CELEBRITE: NE VOUS FAITES PLUS AVOIR Joshua Bell dans le Métro
NE VOUS FAITES PLUS AVOIR/ LE RAPPORT A LA CELEBRITE. : Joshua Bell dans le Métro
En 2007, le violoniste de renommée mondiale Joshua Bell a participé à une expérience sociale organisée par le Washington Post. Quelques jours après avoir joué à guichets fermés dans une salle de concert de Boston, où les billets se vendaient à plusieurs centaines de dollars, Bell s’est installé incognito dans une station de métro de Washington D.C., avec son Stradivarius d’une valeur de plusieurs millions de dollars, pour interpréter des pièces classiques parmi les plus complexes du répertoire.
Pendant environ 45 minutes, Bell a joué devant des milliers de passants. Très peu se sont arrêtés pour l’écouter, et il a récolté un peu plus de 32 dollars en pourboires. Parmi les rares personnes à avoir prêté attention, un enfant, fasciné, que sa mère a dû tirer pour continuer leur chemin. Cette expérience souligne de manière saisissante le rôle du contexte dans la perception de la valeur artistique : dans une salle prestigieuse, les mêmes œuvres sont perçues comme inestimables, tandis que dans un environnement ordinaire, elles peuvent passer totalement inaperçues.

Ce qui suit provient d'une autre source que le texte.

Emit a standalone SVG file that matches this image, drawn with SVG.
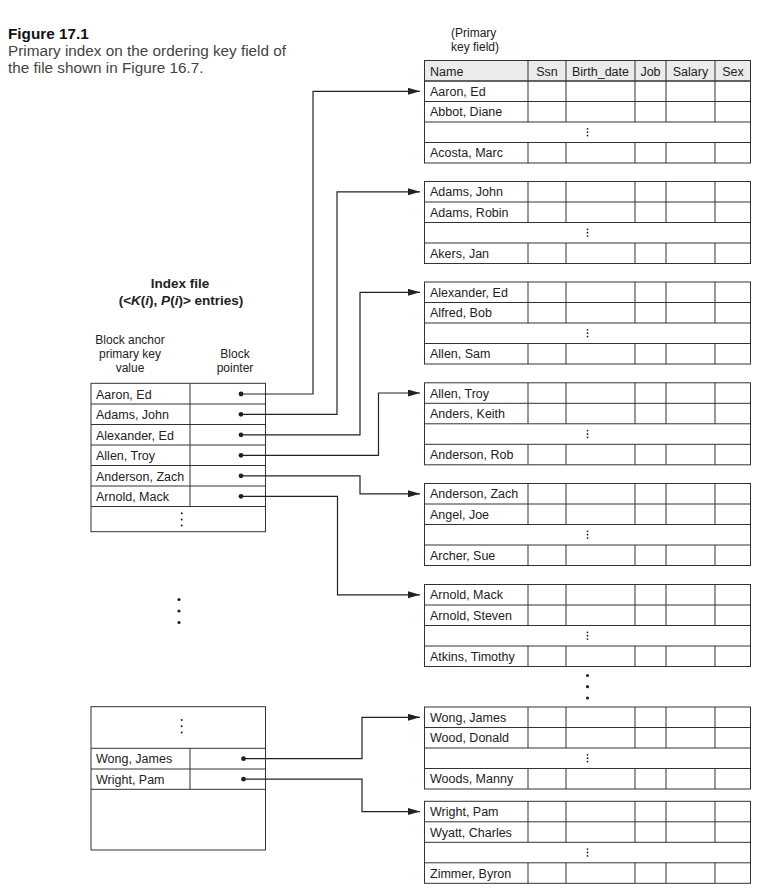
<svg xmlns="http://www.w3.org/2000/svg" width="764" height="890" viewBox="0 0 764 890">
<style>
text{font-family:"Liberation Sans",Arial,sans-serif;fill:#222}
.cap{font-size:15.3px;fill:#444}
.capb{font-size:15.3px;font-weight:bold;fill:#111}
.t{font-size:12.5px}
.h{font-size:12px}
.hb{font-size:13.5px;font-weight:bold}
.c{text-anchor:middle}
.box{fill:#fff;stroke:#333;stroke-width:1}
.hdr{fill:#ebebeb;stroke:#333;stroke-width:1}
.ln{stroke:#333;stroke-width:1;fill:none}
.con{stroke:#222;stroke-width:1.2;fill:none;marker-end:url(#arr)}
.dot{fill:#222}
</style>
<defs>
<marker id="arr" markerUnits="userSpaceOnUse" markerWidth="13" markerHeight="8" refX="12" refY="3.5" orient="auto">
<path d="M0,0 L12,3.5 L0,7 z" fill="#222"/>
</marker>
<g id="cols">
<line class="ln" x1="528" y1="0" x2="528" y2="41"/>
<line class="ln" x1="566" y1="0" x2="566" y2="41"/>
<line class="ln" x1="635" y1="0" x2="635" y2="41"/>
<line class="ln" x1="666" y1="0" x2="666" y2="41"/>
<line class="ln" x1="715" y1="0" x2="715" y2="41"/>
<line class="ln" x1="528" y1="61.5" x2="528" y2="82"/>
<line class="ln" x1="566" y1="61.5" x2="566" y2="82"/>
<line class="ln" x1="635" y1="61.5" x2="635" y2="82"/>
<line class="ln" x1="666" y1="61.5" x2="666" y2="82"/>
<line class="ln" x1="715" y1="61.5" x2="715" y2="82"/>
<rect class="ln" x="424.5" y="0" width="326" height="82"/>
<line class="ln" x1="424.5" y1="20.5" x2="750.5" y2="20.5"/>
<line class="ln" x1="424.5" y1="41" x2="750.5" y2="41"/>
<line class="ln" x1="424.5" y1="61.5" x2="750.5" y2="61.5"/>
<circle class="dot" cx="587.5" cy="47.8" r="0.9"/>
<circle class="dot" cx="587.5" cy="51.2" r="0.9"/>
<circle class="dot" cx="587.5" cy="54.6" r="0.9"/>
</g>
</defs>

<g id="caption">
<text class="capb" x="8" y="39">Figure 17.1</text>
<text class="cap" x="8" y="56">Primary index on the ordering key field of</text>
<text class="cap" x="8" y="72.5">the file shown in Figure 16.7.</text>
</g>

<g id="pk-label">
<text class="h" x="451" y="37">(Primary</text>
<text class="h" x="451" y="51">key field)</text>
</g>

<g id="data-header">
<rect class="hdr" x="424.5" y="60.5" width="326" height="20.5"/>
<line class="ln" x1="528" y1="60.5" x2="528" y2="81"/>
<line class="ln" x1="566" y1="60.5" x2="566" y2="81"/>
<line class="ln" x1="635" y1="60.5" x2="635" y2="81"/>
<line class="ln" x1="666" y1="60.5" x2="666" y2="81"/>
<line class="ln" x1="715" y1="60.5" x2="715" y2="81"/>
<text class="t" x="430" y="75.5">Name</text>
<text class="t c" x="547" y="75.5">Ssn</text>
<text class="t c" x="600.5" y="75.5">Birth_date</text>
<text class="t c" x="650.5" y="75.5">Job</text>
<text class="t c" x="690.5" y="75.5">Salary</text>
<text class="t c" x="733" y="75.5">Sex</text>
</g>

<g id="block1">
<use href="#cols" y="81"/>
<text class="t" x="430" y="95.8">Aaron, Ed</text>
<text class="t" x="430" y="116.3">Abbot, Diane</text>
<text class="t" x="430" y="157.3">Acosta, Marc</text>
</g>
<g id="block2">
<use href="#cols" y="181.5"/>
<text class="t" x="430" y="196.3">Adams, John</text>
<text class="t" x="430" y="216.8">Adams, Robin</text>
<text class="t" x="430" y="257.8">Akers, Jan</text>
</g>
<g id="block3">
<use href="#cols" y="282"/>
<text class="t" x="430" y="296.8">Alexander, Ed</text>
<text class="t" x="430" y="317.3">Alfred, Bob</text>
<text class="t" x="430" y="358.3">Allen, Sam</text>
</g>
<g id="block4">
<use href="#cols" y="382.8"/>
<text class="t" x="430" y="397.6">Allen, Troy</text>
<text class="t" x="430" y="418.1">Anders, Keith</text>
<text class="t" x="430" y="459.1">Anderson, Rob</text>
</g>
<g id="block5">
<use href="#cols" y="483.5"/>
<text class="t" x="430" y="498.3">Anderson, Zach</text>
<text class="t" x="430" y="518.8">Angel, Joe</text>
<text class="t" x="430" y="559.8">Archer, Sue</text>
</g>
<g id="block6">
<use href="#cols" y="584.5"/>
<text class="t" x="430" y="599.3">Arnold, Mack</text>
<text class="t" x="430" y="619.8">Arnold, Steven</text>
<text class="t" x="430" y="660.8">Atkins, Timothy</text>
</g>
<g id="data-gap-dots">
<circle class="dot" cx="587.5" cy="675.5" r="1.6"/>
<circle class="dot" cx="587.5" cy="686.7" r="1.6"/>
<circle class="dot" cx="587.5" cy="698" r="1.6"/>
</g>
<g id="block7">
<use href="#cols" y="707"/>
<text class="t" x="430" y="721.8">Wong, James</text>
<text class="t" x="430" y="742.3">Wood, Donald</text>
<text class="t" x="430" y="783.3">Woods, Manny</text>
</g>
<g id="block8">
<use href="#cols" y="801.3"/>
<text class="t" x="430" y="816.1">Wright, Pam</text>
<text class="t" x="430" y="836.6">Wyatt, Charles</text>
<text class="t" x="430" y="877.6">Zimmer, Byron</text>
</g>

<g id="index-title">
<text class="hb c" x="180" y="287.5">Index file</text>
<text class="hb c" x="181" y="304.5">(&lt;<tspan font-style="italic">K</tspan>(<tspan font-style="italic">i</tspan>), <tspan font-style="italic">P</tspan>(<tspan font-style="italic">i</tspan>)&gt; entries)</text>
<text class="h c" x="130" y="343.5">Block anchor</text>
<text class="h c" x="130" y="357.5">primary key</text>
<text class="h c" x="130" y="371.5">value</text>
<text class="h c" x="235" y="357.5">Block</text>
<text class="h c" x="235" y="371.5">pointer</text>
</g>

<g id="index-top">
<rect class="box" x="91" y="383.3" width="174.5" height="148.4"/>
<line class="ln" x1="91" y1="404" x2="265.5" y2="404"/>
<line class="ln" x1="91" y1="424.5" x2="265.5" y2="424.5"/>
<line class="ln" x1="91" y1="445" x2="265.5" y2="445"/>
<line class="ln" x1="91" y1="465.5" x2="265.5" y2="465.5"/>
<line class="ln" x1="91" y1="486" x2="265.5" y2="486"/>
<line class="ln" x1="91" y1="506.5" x2="265.5" y2="506.5"/>
<line class="ln" x1="190" y1="383.3" x2="190" y2="506.5"/>
<text class="t" x="96" y="398.5">Aaron, Ed</text>
<text class="t" x="96" y="419">Adams, John</text>
<text class="t" x="96" y="439.5">Alexander, Ed</text>
<text class="t" x="96" y="460">Allen, Troy</text>
<text class="t" x="96" y="480.5">Anderson, Zach</text>
<text class="t" x="96" y="501">Arnold, Mack</text>
<circle class="dot" cx="181.7" cy="513.3" r="1"/>
<circle class="dot" cx="181.7" cy="519.4" r="1"/>
<circle class="dot" cx="181.7" cy="525.6" r="1"/>
</g>

<g id="index-gap-dots">
<circle class="dot" cx="179" cy="599.5" r="1.6"/>
<circle class="dot" cx="179" cy="611" r="1.6"/>
<circle class="dot" cx="179" cy="622.5" r="1.6"/>
</g>

<g id="index-bottom">
<rect class="box" x="91" y="706.7" width="174.5" height="143.3"/>
<line class="ln" x1="91" y1="748.3" x2="265.5" y2="748.3"/>
<line class="ln" x1="91" y1="769" x2="265.5" y2="769"/>
<line class="ln" x1="91" y1="789.3" x2="265.5" y2="789.3"/>
<line class="ln" x1="190" y1="748.3" x2="190" y2="789.3"/>
<circle class="dot" cx="181.7" cy="720" r="1"/>
<circle class="dot" cx="181.7" cy="726.2" r="1"/>
<circle class="dot" cx="181.7" cy="732.4" r="1"/>
<text class="t" x="96" y="763.2">Wong, James</text>
<text class="t" x="96" y="783.6">Wright, Pam</text>
</g>

<g id="connectors">
<path class="con" d="M241,394 H313 V91.3 H420"/>
<path class="con" d="M241,414.3 H337 V191.8 H420"/>
<path class="con" d="M241,434.8 H360 V292.3 H420"/>
<path class="con" d="M241,455.3 H378.5 V393 H420"/>
<path class="con" d="M241,475.8 H360 V493.8 H420"/>
<path class="con" d="M241,496.3 H337.5 V594.8 H420"/>
<path class="con" d="M243.5,758.7 H362 V717.3 H420"/>
<path class="con" d="M243.5,779.2 H362 V811.6 H420"/>
<circle class="dot" cx="241" cy="394" r="2.4"/>
<circle class="dot" cx="241" cy="414.3" r="2.4"/>
<circle class="dot" cx="241" cy="434.8" r="2.4"/>
<circle class="dot" cx="241" cy="455.3" r="2.4"/>
<circle class="dot" cx="241" cy="475.8" r="2.4"/>
<circle class="dot" cx="241" cy="496.3" r="2.4"/>
<circle class="dot" cx="243.5" cy="758.7" r="2.4"/>
<circle class="dot" cx="243.5" cy="779.2" r="2.4"/>
</g>
</svg>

Les Galeries et le Rôle de l’Artifice
Cette histoire résonne fortement avec le fonctionnement des galeries d’art réputées. Tout comme la salle de concert valorise l’artiste et magnifie son talent aux yeux du public, les galeries jouent un rôle crucial dans la construction d’un artifice narratif autour des œuvres qu’elles présentent. Leur réputation, leur emplacement prestigieux, et leur storytelling soigné créent une perception de légitimité et d’excellence qui influence profondément la manière dont le public reçoit et juge une œuvre.

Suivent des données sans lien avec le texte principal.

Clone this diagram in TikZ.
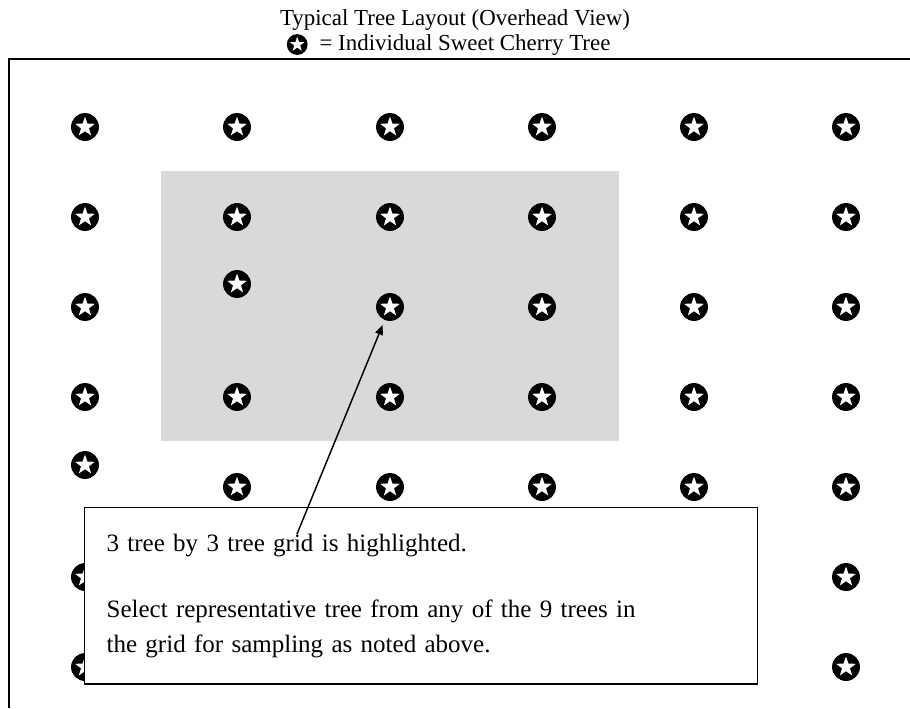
\documentclass[tikz,border=0pt]{standalone}
\usepackage{fontspec}
\setmainfont{Liberation Serif}
\usetikzlibrary{shapes.geometric,arrows.meta,positioning}
\newcommand{\cherrytree}[2] {\node at (#1) (#2) [treedot] {}; \node at (#1) (#2s) [treestar] {};}
\newcommand{\legendtree}[2] {\node [keydot, #1] (#2) {}; \node at (#2) (#2s) [keystar] {};}

\begin{document}
\begin{tikzpicture}[x=0.48pt, y=-0.48pt,
  font=\fontsize{12}{16.8}\selectfont,
  headline/.style={anchor=base, font=\fontsize{11}{13}\selectfont},
  treedot/.style={circle, fill=black, inner sep=0pt, minimum size=13.4pt},
  treestar/.style={star, star points=5, star point ratio=2.5, fill=white, inner sep=0pt, minimum size=10pt},
  keydot/.style={circle, fill=black, inner sep=0pt, minimum size=10pt},
  keystar/.style={star, star points=5, star point ratio=2.5, fill=white, inner sep=0pt, minimum size=7.4pt},
  notebox/.style={draw, fill=white, line width=0.7pt, align=left, text width=302pt, inner xsep=10.5pt, minimum height=84.5pt}]
\useasboundingbox (0,0) rectangle (910,708);

\node [headline] at (455,25) (title) {Typical Tree Layout (Overhead View)};
\node [headline] at (465,50) (legend) {= Individual Sweet Cherry Tree};
\legendtree {left=2pt of legend} {key}

% field outline, runs off the page
\draw [line width=1pt] (9,708) -- (9,59) -- (910,59);

% 3 x 3 grid
\node [fill=black!15, anchor=north west, inner sep=0pt, minimum width=219.8pt, minimum height=129.6pt] at (161,171) (grid) {};

\cherrytree {85,127} {t11}
\cherrytree {237,127} {t12}
\cherrytree {390,127} {t13}
\cherrytree {542,127} {t14}
\cherrytree {694,127} {t15}
\cherrytree {846,127} {t16}

\cherrytree {85,217} {t21}
\cherrytree {237,217} {t22}
\cherrytree {390,217} {t23}
\cherrytree {542,217} {t24}
\cherrytree {694,217} {t25}
\cherrytree {846,217} {t26}

\cherrytree {85,307} {t31}
\cherrytree {237,284} {t32}
\cherrytree {390,307} {t33}
\cherrytree {542,307} {t34}
\cherrytree {694,307} {t35}
\cherrytree {846,307} {t36}

\cherrytree {85,397} {t41}
\cherrytree {237,397} {t42}
\cherrytree {390,397} {t43}
\cherrytree {542,397} {t44}
\cherrytree {694,397} {t45}
\cherrytree {846,397} {t46}

\cherrytree {85,465} {t51}
\cherrytree {237,487} {t52}
\cherrytree {390,487} {t53}
\cherrytree {542,487} {t54}
\cherrytree {694,487} {t55}
\cherrytree {846,487} {t56}

\cherrytree {85,577} {t61}
\cherrytree {846,577} {t66}
\cherrytree {85,667} {t71}
\cherrytree {846,667} {t76}

\node [notebox, anchor=north west] at (84,507) (note) {3 tree by 3 tree grid is highlighted.\\[14.9pt]
Select representative tree from any of the 9 trees in\\
the grid for sampling as noted above.};

\coordinate (tail) at (297,534);
\draw [-{Triangle[length=4.8pt, width=3.8pt]}, line width=0.7pt, shorten >=2.3pt] (tail) -- (t33);
\end{tikzpicture}
\end{document}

À l’image de Joshua Bell dans le métro, une œuvre exposée dans une galerie de renom acquiert un statut qui dépasse souvent ses qualités intrinsèques. Le public, majoritairement non initié ou peu habitué à juger l’art par lui-même, s’appuie sur ces éléments extérieurs pour valider la valeur de ce qu’il contemple. Une œuvre vendue dans une galerie prestigieuse est immédiatement associée à une idée de sophistication et de distinction sociale. En revanche, hors de ce cadre, comme Bell dans le métro, l’art peut devenir presque invisible.
Le Jeu de l’Artifice
Ce jeu de l’artifice, où la valeur de l’œuvre est autant liée à son contexte qu’à son contenu, pose une question essentielle : l’art est-il perçu pour ce qu’il est ou pour ce qu’il représente socialement ? Tout comme les galeries racontent une histoire autour des œuvres pour séduire leurs clients, les passants du métro n’ont pas vu en Joshua Bell le virtuose mondialement acclamé, mais seulement un musicien parmi d’autres.

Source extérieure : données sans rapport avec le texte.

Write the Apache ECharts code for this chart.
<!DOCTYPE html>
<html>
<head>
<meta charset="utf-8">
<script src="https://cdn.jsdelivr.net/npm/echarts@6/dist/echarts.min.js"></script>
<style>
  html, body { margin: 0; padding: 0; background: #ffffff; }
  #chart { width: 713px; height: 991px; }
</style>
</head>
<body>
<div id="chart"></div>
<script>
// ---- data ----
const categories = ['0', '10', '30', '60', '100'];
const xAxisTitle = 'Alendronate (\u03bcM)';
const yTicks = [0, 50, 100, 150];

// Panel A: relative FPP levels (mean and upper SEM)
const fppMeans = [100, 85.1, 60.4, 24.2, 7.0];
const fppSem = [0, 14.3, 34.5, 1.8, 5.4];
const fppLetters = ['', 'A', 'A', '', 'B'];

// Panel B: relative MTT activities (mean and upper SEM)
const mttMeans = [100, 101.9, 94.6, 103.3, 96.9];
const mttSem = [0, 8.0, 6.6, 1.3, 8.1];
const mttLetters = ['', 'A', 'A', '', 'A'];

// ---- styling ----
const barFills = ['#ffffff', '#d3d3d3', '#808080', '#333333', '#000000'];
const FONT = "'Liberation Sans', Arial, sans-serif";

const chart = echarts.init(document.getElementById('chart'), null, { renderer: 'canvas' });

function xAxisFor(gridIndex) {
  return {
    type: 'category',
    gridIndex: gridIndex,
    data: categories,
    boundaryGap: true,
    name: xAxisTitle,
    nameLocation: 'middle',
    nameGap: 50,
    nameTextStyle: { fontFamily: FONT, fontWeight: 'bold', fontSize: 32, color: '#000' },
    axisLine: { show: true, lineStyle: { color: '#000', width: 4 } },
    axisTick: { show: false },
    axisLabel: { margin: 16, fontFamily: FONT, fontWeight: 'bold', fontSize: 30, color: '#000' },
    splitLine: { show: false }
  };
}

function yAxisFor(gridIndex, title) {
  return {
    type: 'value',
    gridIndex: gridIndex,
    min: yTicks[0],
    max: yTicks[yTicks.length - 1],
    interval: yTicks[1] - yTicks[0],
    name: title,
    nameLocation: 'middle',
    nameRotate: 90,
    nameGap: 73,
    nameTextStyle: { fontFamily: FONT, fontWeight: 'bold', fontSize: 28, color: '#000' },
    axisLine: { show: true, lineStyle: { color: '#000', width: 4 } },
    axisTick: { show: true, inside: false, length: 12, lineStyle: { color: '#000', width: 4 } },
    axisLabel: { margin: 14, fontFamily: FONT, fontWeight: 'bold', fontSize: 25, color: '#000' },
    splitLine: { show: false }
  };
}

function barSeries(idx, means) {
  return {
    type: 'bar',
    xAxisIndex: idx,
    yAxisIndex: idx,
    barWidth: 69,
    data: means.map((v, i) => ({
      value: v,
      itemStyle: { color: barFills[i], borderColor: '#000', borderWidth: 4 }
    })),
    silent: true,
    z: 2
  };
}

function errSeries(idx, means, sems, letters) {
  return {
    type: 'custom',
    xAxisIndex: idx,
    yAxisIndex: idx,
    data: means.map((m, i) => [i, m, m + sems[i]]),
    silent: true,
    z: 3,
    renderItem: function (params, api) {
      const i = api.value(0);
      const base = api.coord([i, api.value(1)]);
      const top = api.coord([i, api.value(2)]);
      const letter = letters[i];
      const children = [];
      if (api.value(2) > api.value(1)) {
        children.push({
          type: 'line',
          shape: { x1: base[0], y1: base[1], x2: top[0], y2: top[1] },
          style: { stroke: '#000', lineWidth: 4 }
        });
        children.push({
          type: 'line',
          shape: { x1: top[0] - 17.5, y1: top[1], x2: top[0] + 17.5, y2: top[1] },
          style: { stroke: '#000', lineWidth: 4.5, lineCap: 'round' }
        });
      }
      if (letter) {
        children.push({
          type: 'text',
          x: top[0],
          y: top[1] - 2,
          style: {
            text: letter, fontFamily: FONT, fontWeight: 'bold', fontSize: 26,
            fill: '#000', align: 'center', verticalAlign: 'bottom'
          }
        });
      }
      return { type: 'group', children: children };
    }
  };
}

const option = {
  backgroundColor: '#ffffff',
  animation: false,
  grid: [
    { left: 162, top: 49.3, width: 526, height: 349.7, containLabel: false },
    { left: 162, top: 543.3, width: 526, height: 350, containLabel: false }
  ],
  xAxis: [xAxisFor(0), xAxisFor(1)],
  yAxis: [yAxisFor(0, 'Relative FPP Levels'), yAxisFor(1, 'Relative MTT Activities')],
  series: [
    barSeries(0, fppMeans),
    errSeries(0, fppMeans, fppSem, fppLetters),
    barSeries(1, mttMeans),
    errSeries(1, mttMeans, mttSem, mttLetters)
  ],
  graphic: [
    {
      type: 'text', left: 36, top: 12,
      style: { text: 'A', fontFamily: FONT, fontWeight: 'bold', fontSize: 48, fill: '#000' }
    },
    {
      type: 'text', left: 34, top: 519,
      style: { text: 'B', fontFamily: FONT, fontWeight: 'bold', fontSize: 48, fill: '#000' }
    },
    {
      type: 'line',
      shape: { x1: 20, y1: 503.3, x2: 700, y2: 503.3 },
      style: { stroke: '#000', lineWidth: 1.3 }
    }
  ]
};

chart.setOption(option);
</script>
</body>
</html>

Cette réflexion nous invite à repenser notre rapport à l’art et à la célébrité, en questionnant l’influence des institutions et du storytelling sur notre capacité à juger par nous-mêmes. Car, en définitive, la valeur d’une œuvre, comme celle d’une performance, devrait résider avant tout dans son essence et dans l’expérience qu’elle procure au public des braves gens que nous sommes, indépendamment de l’artifice qui l’entoure.